Now I really don't know how we go into quantizing that. I mean, we obviously see there $\mathbf{p}$ and $\mathbf{r}$ which will be promoted to the operators $\mathbf{P}$ and $\mathbf{R}$.

Still we have $\mathbf{B}$. Will $\mathbf{B}$ become an operator? And more than that, how do we deal with terms like $\mathbf{r}\times \mathbf{B}$ when quantizing this Hamiltonian?

I'm really not getting the point on how do we describe this in Quantum Mechanics.

Answer 1

To quantize just means to impose this commutation relation:

$$ [x_i , p_j ] = i \hbar \delta_{ij}.$$

By the way, remember that a function of position $f(x)$ may not commute with the momentum operator $p$. $A_i = A_i(x)$. Do $A_i$ and $p_j$ necessarily commute?

Answer 2

If you are quantizing the system "particle in external electromagnetic field", then no, the electromagnetic fields will not become operators themselves. However, since they are functions in $x$, the vector potential $A$ actually becomes an operator $A(\hat{x})$. It is treated as a fixed addition to the Hamiltonian, it is not a dynamical variable itself.

For the particle in a uniform magnetic field, you can write the second term actually as proportional to $L\cdot B$, i.e. the dot product of the orbital angular momentum with the magnetic field.
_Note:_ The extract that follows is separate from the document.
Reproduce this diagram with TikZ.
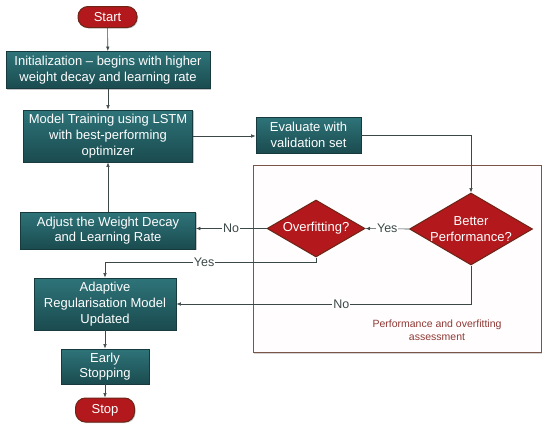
\documentclass[tikz,border=0pt]{standalone}
\usepackage{fontspec}
\setmainfont{Liberation Sans}
\usetikzlibrary{shapes.geometric,arrows.meta,shadows}
\definecolor{tealtop}{HTML}{2E7479}
\definecolor{tealbot}{HTML}{1A4B4F}
\definecolor{tealline}{HTML}{163A3D}
\definecolor{redfill}{HTML}{B3191C}
\definecolor{redline}{HTML}{6B2416}
\definecolor{frameline}{HTML}{7A5548}
\definecolor{framefill}{HTML}{FFFDFD}
\definecolor{wire}{HTML}{3C4848}
\definecolor{notecol}{HTML}{8E3A36}
\tikzset{
  proc/.style={draw=tealline, line width=0.8pt, top color=tealtop,
    bottom color=tealbot, text=white, align=center, inner sep=0pt,
    font=\fontsize{13}{15.7}\selectfont,
    drop shadow={shadow xshift=1.2pt, shadow yshift=-1.2pt, opacity=0.45}},
  term/.style={draw=redline, line width=1pt, fill=redfill, text=white,
    rounded corners=10pt, inner sep=0pt, font=\fontsize{13}{15}\selectfont,
    drop shadow={shadow xshift=1pt, shadow yshift=-1pt, opacity=0.4}},
  dec/.style={diamond, draw=redline, line width=1pt, fill=redfill,
    text=white, align=center, inner sep=-1pt, shape aspect=1.7,
    font=\fontsize{13}{15.7}\selectfont},
  wire/.style={draw=wire, line width=0.6pt,
    -{Latex[length=4.5pt,width=3.5pt]}},
  lab/.style={fill=white, text=wire, inner sep=1pt,
    font=\fontsize{12.5}{14}\selectfont}
}
\begin{document}
\begin{tikzpicture}[x=1pt, y=-1pt]
  \useasboundingbox (0,0) rectangle (550,431);
  % assessment frame
  \node[draw=frameline, line width=1pt, fill=framefill, minimum width=288pt,
    minimum height=187pt, inner sep=0pt,
    drop shadow={shadow xshift=1pt, shadow yshift=-1.5pt, opacity=0.35}]
    (frame) at (397,258.5) {};
  \node[text=notecol, align=center, font=\fontsize{10.5}{12.5}\selectfont]
    (note) at (437,330) {Performance and overfitting\\assessment};
  % main column
  \node[term, minimum width=59pt, minimum height=21pt] (start) at (107.5,17) {Start};
  \node[proc, minimum width=204pt, minimum height=37pt] (init) at (108,70)
    {Initialization -- begins with higher\\weight decay and learning rate};
  \node[proc, minimum width=169pt, minimum height=52pt] (train) at (108,136)
    {Model Training using LSTM\\with best-performing\\optimizer};
  \node[proc, minimum width=105pt, minimum height=36pt] (eval) at (308.5,135)
    {Evaluate with\\validation set};
  \node[proc, minimum width=175pt, minimum height=37pt] (adjust) at (108,230.5)
    {Adjust the Weight Decay\\and Learning Rate};
  \node[proc, minimum width=142pt, minimum height=52pt] (adapt) at (105,304)
    {Adaptive\\Regularisation Model\\Updated};
  \node[proc, minimum width=88pt, minimum height=35pt] (early) at (105,366.5)
    {Early\\Stopping};
  \node[term, minimum width=59pt, minimum height=24pt] (stop) at (105,410) {Stop};
  % decisions
  \node[dec, minimum width=98pt, minimum height=57pt] (over) at (316,228.5)
    {Overfitting?};
  \node[dec, minimum width=123pt, minimum height=72pt] (better) at (471,229)
    {Better\\Performance?};
  \coordinate (c1) at (over.south |- 0,262);
  \coordinate (c2) at (better.south |- 0,304);
  % connectors
  \draw[wire] (start) -- (init);
  \draw[wire] (init) -- (train);
  \draw[wire] (train.east) -- (eval.west |- train.east);
  \draw[wire] (eval.east) -| (better.north);
  \draw[wire] (better.west) -- node[lab] {Yes} (over.east);
  \draw[wire] (over.west) -- node[lab] {No} (adjust.east |- over.west);
  \draw[wire] (adjust) -- (train);
  \draw[wire] (over.south) -- (c1) -- node[lab, pos=0.53] {Yes} (adapt.north |- c1)
    -- (adapt.north);
  \draw[wire] (better.south) -- (c2) -- node[lab, pos=0.44] {No} (adapt.east |- c2);
  \draw[wire] (adapt) -- (early);
  \draw[wire] (early) -- (stop);
\end{tikzpicture}
\end{document}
The $r\cdot B$ term is often neglegible compared to this.

But there's really nothing different from quantizing any other system here. You have $x$ and $p$ with their canonical commutation relations, and you have a Hamiltonian that is a function of $x$ and $p$. That you call one of the terms in $x$ "$A(x)$" doesn't really have much of a bearing on the theory on this level, except that you of course retain the electromagnetic gauge symmetry.